1) CAPTURE METADATA IN DATA MODELS: It always surprises me when I visit a mature IT department that isn’t using a competent data modeling tool. There comes a point when data models in Visio, or Excel, or notebook paper, or pure grey matter just don’t cut it. Not only will it help IT folks keep track of what’s going on but a good data modeling tool is also a great place to store metadata about your systems. For example, this screen from Embarcadero ER/Studio Data Architect shows some of the metadata you can capture about an individual field. At the bottom of this screen you’ll notice that the data modeler has entered some user-friendly information about what the field UniqueFloorKey represents.
2) GENERATE METADATA INTO YOUR DATA DICTIONARIES: A lot of folks don’t realize that most relational databases come complete with administrative tables to hold data dictionaries. The databases use these so their engines can understand the database structures. However, these tables can also hold a good deal of optional information about the databases. The best part of it is, you can write simple SQL queries to get at this information! I’ve used this capability for a few things in the past including writing queries to generate data dictionary documentation and writing reports in BI tools so users can access this information themselves.
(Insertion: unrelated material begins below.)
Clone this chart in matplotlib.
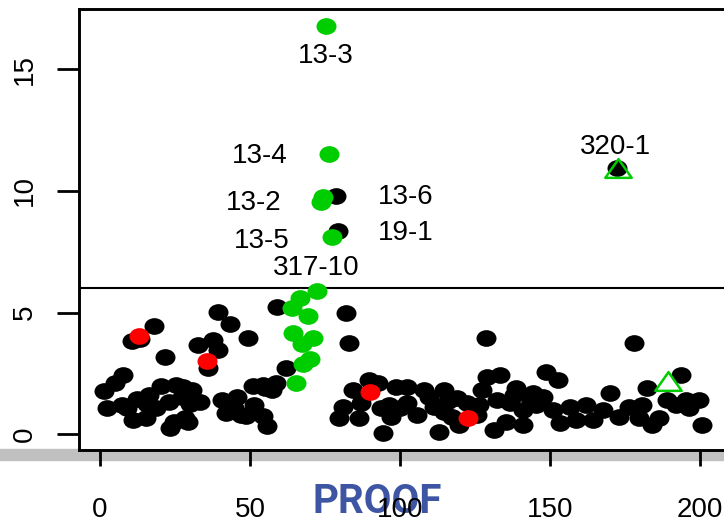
"""Scatter of sample values with labelled outliers (R-style base plot)."""

import matplotlib

matplotlib.use("Agg")
import matplotlib.pyplot as plt
from matplotlib.path import Path
from matplotlib.patches import Rectangle
from matplotlib.transforms import Affine2D

# ---- data ----------------------------------------------------------------
black_x = [
    1.2, 2.3, 5.1, 7.8, 7.4, 8.9, 11.0, 12.3, 15.6, 15.4, 16.3, 18.8, 20.4,
    23.0, 24.5, 23.3, 25.2, 27.3, 27.5, 28.3, 29.4, 30.6, 30.0, 33.3,
    18.0, 10.6, 13.3, 21.5, 32.8, 37.8, 39.2, 36.1, 39.4, 43.3, 49.4, 58.9,
    40.6, 42.0, 44.5, 45.8, 46.9, 48.5, 51.1, 51.2, 54.4, 54.4, 55.6, 55.0,
    57.2, 58.6, 62.0,
    82.0, 83.1, 84.2, 89.8, 92.6, 80.9, 79.8, 86.4, 87.0, 93.7, 96.4, 97.0,
    94.2, 98.7,
    102.3, 107.9, 114.6, 119.0, 100.1, 105.7, 111.2, 114.6, 112.9, 119.6,
    127.3, 129.0, 133.4, 126.2, 132.3, 131.2, 102.3, 128.8, 117.3, 125.7,
    122.3, 109.5, 116.0,
    148.8, 152.7, 138.8, 144.3, 147.7, 136.6, 141.0, 145.4, 135.4, 141.0,
    151.0, 153.2, 156.6, 158.8, 162.1, 164.3, 167.7, 169.9, 138.0, 143.5,
    178.0, 193.6, 182.4, 176.3, 173.0, 180.8, 179.7, 186.3, 184.1, 189.1,
    195.2, 199.7, 196.3, 200.8, 192.0,
    78.7, 79.4, 172.3,
]
black_y = [
    1.77, 1.08, 2.10, 2.45, 1.20, 1.09, 0.60, 1.45, 1.23, 0.67, 1.62, 1.08, 2.00,
    1.34, 0.52, 0.27, 2.02, 1.55, 1.95, 0.68, 0.50, 1.82, 1.23, 1.34,
    4.46, 3.83, 3.90, 3.18, 3.65, 3.88, 3.47, 2.72, 5.02, 4.54, 3.95, 5.22,
    1.39, 0.88, 1.10, 1.52, 0.81, 0.75, 2.00, 1.22, 2.02, 0.75, 0.36, 1.90,
    1.82, 2.10, 2.72,
    4.99, 3.76, 1.82, 2.23, 2.09, 1.13, 0.66, 0.66, 1.27, 1.07, 1.20, 0.72,
    0.04, 1.95,
    1.95, 1.82, 1.82, 1.48, 1.07, 0.79, 1.13, 0.93, 0.11, 0.38,
    1.82, 2.37, 2.44, 1.20, 1.41, 0.18, 1.27, 3.94, 0.72, 0.79,
    1.27, 1.55, 1.35,
    2.57, 2.23, 1.89, 1.68, 1.54, 1.27, 1.00, 1.20, 0.52, 0.38,
    1.00, 0.45, 1.13, 0.59, 1.20, 0.59, 1.00, 1.68, 1.60, 1.40,
    3.76, 2.44, 1.89, 1.13, 0.72, 1.20, 0.66, 0.66, 0.38, 1.41,
    1.41, 1.41, 1.07, 0.38, 1.20,
    9.79, 8.36, 10.92,
]

red_x = [13.0, 35.8, 90.1, 122.7]
red_y = [4.04, 3.01, 1.75, 0.68]

green_x = [72.2, 66.7, 63.9, 69.4, 64.4, 71.1, 67.2, 70.0, 67.8, 65.3,
           75.3, 76.3, 73.6, 74.2, 77.2]
green_y = [5.88, 5.61, 5.20, 4.86, 4.17, 3.97, 3.70, 3.08, 2.87, 2.12,
           16.78, 11.51, 9.55, 9.76, 8.09]

triangle_x = [172.6, 189.3]
triangle_y = [10.93, 2.20]

threshold = 6

label_text = ["13-3", "13-4", "13-2", "13-5", "13-6", "19-1", "317-10", "320-1"]
label_px = [75.3, 76.3, 73.6, 77.2, 78.7, 79.4, 72.2, 172.6]
label_py = [16.78, 11.51, 9.55, 8.09, 9.79, 8.36, 5.88, 10.93]
label_offset = [(0, -21.5), (-50, -1.5), (-48, -1), (-50, -2.5), (50, -0.5),
                (48.5, -1.5), (0, 16.5), (-2, 15)]

x_ticks = [0, 50, 100, 150, 200]
y_ticks = [0, 5, 10, 15]

# ---- styling ---------------------------------------------------------------
FONT = ["Liberation Sans", "DejaVu Sans"]
GREEN = "#00cd00"
ellipse = Path.unit_circle().transformed(Affine2D().scale(1.0, 0.835))
triangle = Path([(0, 0.71), (-1, -0.71), (1, -0.71), (0, 0.71)],
                [Path.MOVETO, Path.LINETO, Path.LINETO, Path.CLOSEPOLY])

plt.rcParams["font.family"] = FONT

fig = plt.figure(figsize=(7.24, 5.22), dpi=100)
ax = fig.add_axes([79 / 724, (522 - 450.3) / 522, 648 / 724, (450.3 - 9) / 522])

ax.plot(black_x, black_y, linestyle="none", marker=ellipse, ms=14.4,
        color="black", mew=0, zorder=3)
ax.plot(red_x, red_y, linestyle="none", marker=ellipse, ms=14.4,
        color="red", mew=0, zorder=4)
ax.plot(green_x, green_y, linestyle="none", marker=ellipse, ms=14.4,
        color=GREEN, mew=0, zorder=4)
ax.plot(triangle_x, triangle_y, linestyle="none", marker=triangle, ms=19,
        mfc="none", mec=GREEN, mew=1.8, zorder=5)
ax.axhline(threshold, color="black", lw=1.5, zorder=2)

for text, px, py, off in zip(label_text, label_px, label_py, label_offset):
    ax.annotate(text, (px, py), xytext=off, textcoords="offset points",
                ha="center", va="center", fontsize=20, zorder=6)

ax.set_xlim(-7, 209)
ax.set_ylim(-0.657, 17.47)
ax.set_xticks(x_ticks)
ax.set_yticks(y_ticks)
ax.tick_params(axis="x", length=11.5, width=2, pad=22, labelsize=20)
ax.tick_params(axis="y", length=15.8, width=2, pad=14, labelsize=20)
for label in ax.get_yticklabels():
    label.set_rotation(90)
    label.set_va("center")
for spine in ax.spines.values():
    spine.set_linewidth(2.1)

# grey strip and watermark behind the axis annotations
fig.patches.append(Rectangle((0, (522 - 460) / 522), 1, 11.3 / 522,
                             transform=fig.transFigure, color="#c0c0c0",
                             zorder=-2))
fig.text(377 / 724, (522 - 502) / 522, "PROOF", ha="center", va="center",
         fontsize=29, fontweight="bold", family=["Roboto", "DejaVu Sans"],
         color="#3d55a3", zorder=-1)

fig.savefig("out.png", dpi=100)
I’ve, even, written queries against these data dictionaries to generate other queries (probably not advisable for novice users).
Better yet, if you’ve stored your metadata in your data model, you can automatically have it generated into your database, along with the rest of the data model.
For more information on how to use these capabilities, look into the data dictionary in Oracle, the extended properties in SQL Server and similar items for other databases.
3) DEVELOP MECHANISMS FOR GETTING USABLE METADATA INTO END USER HANDS: Once you’ve captured this metadata, makes sure you have a way to get it into your end users’ hands. Some tools, such as Business Objects and Microstrategy, have the ability to read these data dictionaries into their tool-specific metadata. Once this is done, users can easily see your definitions, sometime by right clicking on a reporting object and, sometimes, with no extra work at all.
Other ways to expose metadata to your users might be some piece of documentation, predefined reports built into your BI environment, or a metadata tool such as IBM’s Business Glossary. Dedicated metadata tools will provide even more functionality than providing the basic column and table definitions we’re talking about here.
In any case, to successfully deliver intelligence, you need to also deliver information about the data (i.e. you need to deliver metadata). You don’t want to overdo it but you do need to make sure that all your users are working from the same script.